-- BEGIN Extracted entries --

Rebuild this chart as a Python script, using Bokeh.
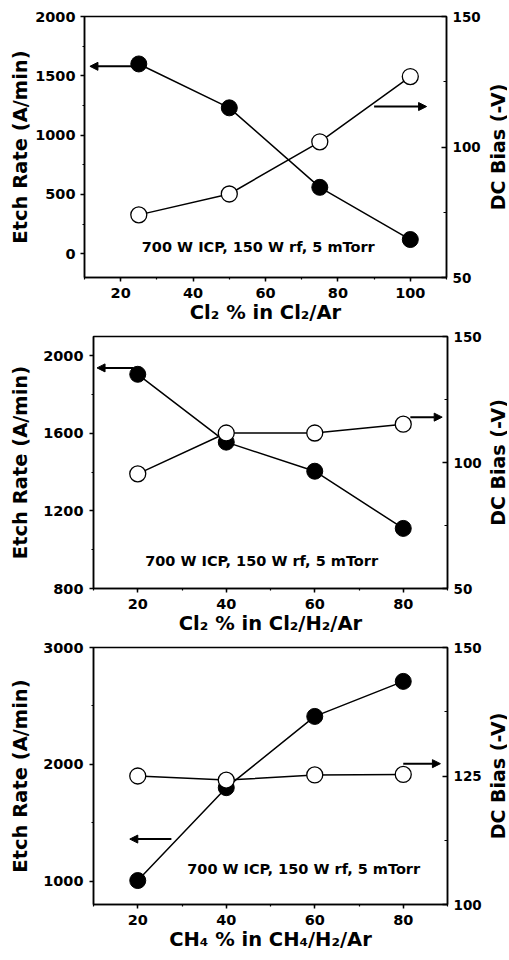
import math
from bokeh.plotting import figure
from bokeh.layouts import row
from bokeh.models import Range1d, LinearAxis, SingleIntervalTicker, Arrow, NormalHead
from bokeh.core.properties import value
from bokeh.embed import file_html
from bokeh.resources import INLINE

# ---------------- data ----------------
note = "700 W ICP, 150 W rf, 5 mTorr"
left_title = "Etch Rate (A/min)"
right_title = "DC Bias (-V)"

# panel 1: Cl2 % in Cl2/Ar
p1_x = [25, 50, 75, 100]
p1_etch = [1600, 1230, 560, 120]
p1_bias = [74, 82, 102, 127]

# panel 2: Cl2 % in Cl2/H2/Ar
p2_x = [20, 40, 60, 80]
p2_etch = [1905, 1555, 1405, 1110]
p2_bias = [95.5, 111.7, 111.7, 115.2]

# panel 3: CH4 % in CH4/H2/Ar
p3_x = [20, 40, 60, 80]
p3_etch = [1005, 1800, 2410, 2710]
p3_bias = [125.0, 124.2, 125.2, 125.3]

# arrows (x_start, x_end, y) in data units
p1_arrow_left = (23.6, 11.5, 1580)
p1_arrow_right = (90, 104.5, 115.5)
p2_arrow_left = (19, 10.8, 1938)
p2_arrow_right = (81.6, 88.8, 118)
p3_arrow_left = (27.6, 18.2, 1360)
p3_arrow_right = (80, 88.4, 127.4)

FONT = "DejaVu Sans"
STRIP_W = 20


def panel(xs, etch, bias, xr, yl, yr, xint, yint, rint, xlabel,
          arr_l, arr_r, note_xy, width, fh, mb_left, mb_right, mb_top, mb_bottom,
          ylab_standoff, ytick_standoff):
    height = mb_top + fh + mb_bottom
    p = figure(width=width, height=height, x_range=Range1d(*xr), y_range=Range1d(*yl),
               output_backend="svg", toolbar_location=None,
               min_border_left=mb_left, min_border_right=mb_right,
               min_border_top=mb_top, min_border_bottom=mb_bottom)
    p.background_fill_color = "white"
    p.border_fill_color = "white"
    p.outline_line_color = "black"
    p.outline_line_width = 1.5
    p.xgrid.visible = False
    p.ygrid.visible = False

    p.extra_y_ranges = {"bias": Range1d(*yr)}
    raxis = LinearAxis(y_range_name="bias",
                       ticker=SingleIntervalTicker(interval=rint, num_minor_ticks=2))
    p.add_layout(raxis, "right")

    p.xaxis.ticker = SingleIntervalTicker(interval=xint, num_minor_ticks=2)
    p.yaxis[0].ticker = SingleIntervalTicker(interval=yint, num_minor_ticks=2)
    p.xaxis.axis_label = xlabel
    p.yaxis[0].axis_label = left_title

    for ax in [p.xaxis[0], p.yaxis[0], raxis]:
        ax.axis_line_width = 1.5
        ax.axis_line_color = "black"
        ax.major_tick_line_width = 1.5
        ax.minor_tick_line_width = 1.2
        ax.major_label_text_font = FONT
        ax.major_label_text_font_style = "bold"
        ax.major_label_text_font_size = "14.5px"
        ax.major_label_text_color = "black"
        ax.axis_label_text_font = FONT
        ax.axis_label_text_font_style = "bold"
        ax.axis_label_text_font_size = "19.5px"
        ax.axis_label_text_color = "black"

    p.xaxis.major_tick_in = 0
    p.xaxis.major_tick_out = 4
    p.xaxis.minor_tick_in = 0
    p.xaxis.minor_tick_out = 2
    p.xaxis.major_label_standoff = 6
    p.xaxis.axis_label_standoff = 0

    ly = p.yaxis[0]
    ly.major_tick_in = 0
    ly.major_tick_out = 4
    ly.minor_tick_in = 0
    ly.minor_tick_out = 2
    ly.major_label_standoff = ytick_standoff
    ly.axis_label_standoff = ylab_standoff

    raxis.major_tick_in = 5
    raxis.major_tick_out = 0
    raxis.minor_tick_in = 3
    raxis.minor_tick_out = 0
    raxis.major_label_standoff = 6
    raxis.major_label_text_font_size = "13.5px"

    # etch rate (filled)
    p.line(xs, etch, line_color="black", line_width=1.5)
    p.scatter(xs, etch, size=16, fill_color="black", line_color="black")
    # dc bias (open)
    p.line(xs, bias, line_color="black", line_width=1.5, y_range_name="bias")
    p.scatter(xs, bias, size=16, fill_color="white", line_color="black",
              line_width=1.3, y_range_name="bias")

    p.add_layout(Arrow(end=NormalHead(size=8, fill_color="black", line_color="black"),
                       x_start=arr_l[0], x_end=arr_l[1], y_start=arr_l[2], y_end=arr_l[2],
                       line_width=2, line_color="black"))
    p.add_layout(Arrow(end=NormalHead(size=8, fill_color="black", line_color="black"),
                       x_start=arr_r[0], x_end=arr_r[1], y_start=arr_r[2], y_end=arr_r[2],
                       line_width=2, line_color="black", y_range_name="bias"))

    p.text(x=[note_xy[0]], y=[note_xy[1]], text=[note], text_font=value(FONT),
           text_font_style="bold", text_font_size="14.5px", text_color="black",
           text_align="center", text_baseline="middle")

    # strip holding the right-hand axis title, reading bottom-to-top
    s = figure(width=STRIP_W, height=height, x_range=Range1d(0, 1), y_range=Range1d(0, 1),
               output_backend="svg", toolbar_location=None,
               min_border_left=0, min_border_right=0,
               min_border_top=mb_top, min_border_bottom=mb_bottom)
    s.axis.visible = False
    s.xgrid.visible = False
    s.ygrid.visible = False
    s.outline_line_color = None
    s.background_fill_color = "white"
    s.border_fill_color = "white"
    s.text(x=[0.5], y=[0.5], text=[right_title], angle=math.pi / 2,
           text_font=value(FONT), text_font_style="bold", text_font_size="19px",
           text_color="black", text_align="center", text_baseline="middle")
    return row(p, s, spacing=0)


r1 = panel(p1_x, p1_etch, p1_bias, (10, 110), (-200, 2000), (50, 150), 20, 500, 50,
           "Cl\u2082 % in Cl\u2082/Ar", p1_arrow_left, p1_arrow_right, (58, 60),
           487, 261, 84, 41, 16, 53, 0, 5)
r2 = panel(p2_x, p2_etch, p2_bias, (10, 90), (800, 2100), (50, 150), 20, 400, 50,
           "Cl\u2082 % in Cl\u2082/H\u2082/Ar", p2_arrow_left, p2_arrow_right, (48, 940),
           487, 252, 93, 40, 6, 53, 8, 6)
r3 = panel(p3_x, p3_etch, p3_bias, (10, 90), (800, 3000), (100, 150), 20, 1000, 25,
           "CH\u2084 % in CH\u2084/H\u2082/Ar", p3_arrow_left, p3_arrow_right, (57.5, 1103),
           487, 257, 93, 40, 6, 52, 8, 6)

open("out.html", "w").write(file_html([r1, r2, r3], INLINE))
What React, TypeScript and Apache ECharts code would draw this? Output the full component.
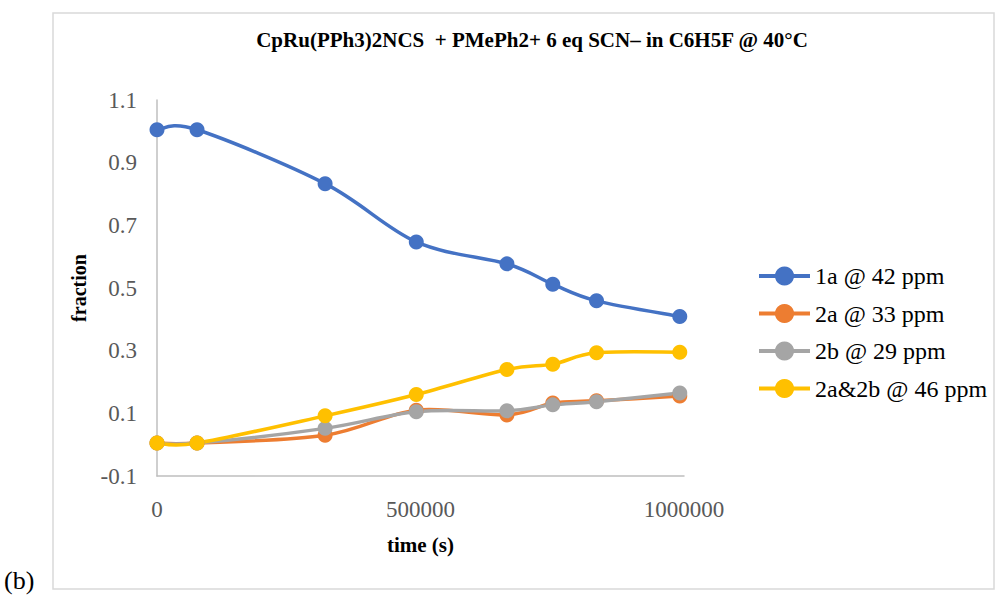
import React, { useEffect, useRef } from "react";
import * as echarts from "echarts";

const timeS = [0, 76000, 319000, 492000, 664000, 751000, 834000, 992000];
const s1a = [1.005, 1.005, 0.833, 0.647, 0.577, 0.512, 0.459, 0.409];
const s2a = [0.005, 0.005, 0.03, 0.11, 0.095, 0.133, 0.14, 0.155];
const s2b = [0.005, 0.005, 0.052, 0.105, 0.108, 0.127, 0.137, 0.165];
const s2a2b = [0.005, 0.005, 0.092, 0.16, 0.24, 0.257, 0.293, 0.295];
const seriesNames = ["1a @ 42 ppm", "2a @ 33 ppm", "2b @ 29 ppm", "2a&2b @ 46 ppm"];
const colors = ["#4472C4", "#ED7D31", "#A5A5A5", "#FFC000"];
const titleText = "CpRu(PPh3)2NCS  + PMePh2+ 6 eq SCN\u2013 in C6H5F @ 40\u00B0C";

const FONT = "'Liberation Serif', 'Times New Roman', serif";

export default function App() {
  const ref = useRef<HTMLDivElement>(null);
  useEffect(() => {
    if (!ref.current) return;
    const chart = echarts.init(ref.current, undefined, { renderer: "svg" });
    const allData = [s1a, s2a, s2b, s2a2b];

    const markerSeries = seriesNames.map((name, i) => ({
      name,
      type: "line",
      symbol: "circle",
      symbolSize: 15,
      color: colors[i],
      z: 3,
      lineStyle: { width: 0, opacity: 0, color: colors[i] },
      itemStyle: { color: colors[i] },
      data: timeS.map((t, j) => [t, allData[i][j]]),
    }));

    const curveSeries = seriesNames.map((name, i) => ({
      name,
      type: "custom",
      coordinateSystem: "cartesian2d",
      z: 2,
      silent: true,
      data: timeS.map((t, j) => [t, allData[i][j]]),
      renderItem: (params: any, api: any) => {
        if (params.dataIndex !== 0) return null;
        const pts = timeS.map((t, j) => api.coord([t, allData[i][j]]));
        const n = pts.length;
        let d = `M${pts[0][0]},${pts[0][1]}`;
        for (let k = 0; k < n - 1; k++) {
          const p0 = pts[k - 1] || pts[k];
          const p1 = pts[k];
          const p2 = pts[k + 1];
          const p3 = pts[k + 2] || pts[k + 1];
          const c1x = p1[0] + (p2[0] - p0[0]) / 6;
          const c1y = p1[1] + (p2[1] - p0[1]) / 6;
          const c2x = p2[0] - (p3[0] - p1[0]) / 6;
          const c2y = p2[1] - (p3[1] - p1[1]) / 6;
          d += ` C${c1x},${c1y} ${c2x},${c2y} ${p2[0]},${p2[1]}`;
        }
        return {
          type: "path",
          shape: { pathData: d },
          style: { fill: "none", stroke: colors[i], lineWidth: 3.5, lineJoin: "round", lineCap: "round" },
        };
      },
    }));

    chart.setOption({
      animation: false,
      textStyle: { fontFamily: FONT },
      grid: { left: 157, right: 311, top: 100, bottom: 124 },
      legend: {
        orient: "vertical",
        left: 752,
        top: 259,
        itemWidth: 51,
        itemHeight: 24,
        itemGap: 13.5,
        lineStyle: { width: 4, opacity: 1 },
        textStyle: { fontFamily: FONT, fontSize: 24, color: "#000" },
        data: seriesNames,
      },
      xAxis: {
        type: "value",
        min: 0,
        max: 1000000,
        interval: 500000,
        name: "time (s)",
        nameLocation: "middle",
        nameGap: 58,
        nameTextStyle: { fontFamily: FONT, fontSize: 21, fontWeight: "bold", color: "#000" },
        axisLine: { show: true, onZero: false, lineStyle: { color: "#BFBFBF", width: 1.5 } },
        axisTick: { show: false },
        splitLine: { show: false },
        axisLabel: {
          fontFamily: FONT,
          fontSize: 23,
          color: "#595959",
          margin: 22,
          formatter: (v: number) => String(v),
        },
      },
      yAxis: {
        type: "value",
        min: -0.1,
        max: 1.1,
        interval: 0.2,
        name: "fraction",
        nameLocation: "middle",
        nameGap: 68,
        nameTextStyle: { fontFamily: FONT, fontSize: 20, fontWeight: "bold", color: "#000" },
        axisLine: { show: true, onZero: false, lineStyle: { color: "#BFBFBF", width: 1.5 } },
        axisTick: { show: false },
        splitLine: { show: false },
        axisLabel: {
          fontFamily: FONT,
          fontSize: 23,
          color: "#595959",
          margin: 20,
          formatter: (v: number) => v.toFixed(1),
        },
      },
      series: [...markerSeries, ...curveSeries],
      graphic: [
        {
          type: "rect",
          shape: { x: 53, y: 13, width: 941, height: 576 },
          style: { fill: "none", stroke: "#D9D9D9", lineWidth: 1.5 },
          silent: true,
        },
        {
          type: "text",
          x: 532,
          y: 40,
          style: {
            text: titleText,
            fontFamily: FONT,
            fontSize: 21,
            fontWeight: "bold",
            fill: "#000",
            align: "center",
            verticalAlign: "middle",
          },
        },
        {
          type: "text",
          x: 4,
          y: 580,
          style: {
            text: "(b)",
            fontFamily: FONT,
            fontSize: 26,
            fill: "#000",
            align: "left",
            verticalAlign: "middle",
          },
        },
      ],
    });
    return () => chart.dispose();
  }, []);
  return (
    <div
      ref={ref}
      style={{ position: "fixed", left: 0, top: 0, width: 995, height: 600, background: "#fff" }}
    />
  );
}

-- END Extracted entries --

## Problem to solve:
Starting at the first line of the material, output exactly the lines up to and including the one with "p.ygrid.visible = False". Do not include the pictures.

## Answer for the task:
Rebuild this chart as a Python script, using Bokeh.
import math
from bokeh.plotting import figure
from bokeh.layouts import row
from bokeh.models import Range1d, LinearAxis, SingleIntervalTicker, Arrow, NormalHead
from bokeh.core.properties import value
from bokeh.embed import file_html
from bokeh.resources import INLINE

# ---------------- data ----------------
note = "700 W ICP, 150 W rf, 5 mTorr"
left_title = "Etch Rate (A/min)"
right_title = "DC Bias (-V)"

# panel 1: Cl2 % in Cl2/Ar
p1_x = [25, 50, 75, 100]
p1_etch = [1600, 1230, 560, 120]
p1_bias = [74, 82, 102, 127]

# panel 2: Cl2 % in Cl2/H2/Ar
p2_x = [20, 40, 60, 80]
p2_etch = [1905, 1555, 1405, 1110]
p2_bias = [95.5, 111.7, 111.7, 115.2]

# panel 3: CH4 % in CH4/H2/Ar
p3_x = [20, 40, 60, 80]
p3_etch = [1005, 1800, 2410, 2710]
p3_bias = [125.0, 124.2, 125.2, 125.3]

# arrows (x_start, x_end, y) in data units
p1_arrow_left = (23.6, 11.5, 1580)
p1_arrow_right = (90, 104.5, 115.5)
p2_arrow_left = (19, 10.8, 1938)
p2_arrow_right = (81.6, 88.8, 118)
p3_arrow_left = (27.6, 18.2, 1360)
p3_arrow_right = (80, 88.4, 127.4)

FONT = "DejaVu Sans"
STRIP_W = 20


def panel(xs, etch, bias, xr, yl, yr, xint, yint, rint, xlabel,
          arr_l, arr_r, note_xy, width, fh, mb_left, mb_right, mb_top, mb_bottom,
          ylab_standoff, ytick_standoff):
    height = mb_top + fh + mb_bottom
    p = figure(width=width, height=height, x_range=Range1d(*xr), y_range=Range1d(*yl),
               output_backend="svg", toolbar_location=None,
               min_border_left=mb_left, min_border_right=mb_right,
               min_border_top=mb_top, min_border_bottom=mb_bottom)
    p.background_fill_color = "white"
    p.border_fill_color = "white"
    p.outline_line_color = "black"
    p.outline_line_width = 1.5
    p.xgrid.visible = False
    p.ygrid.visible = False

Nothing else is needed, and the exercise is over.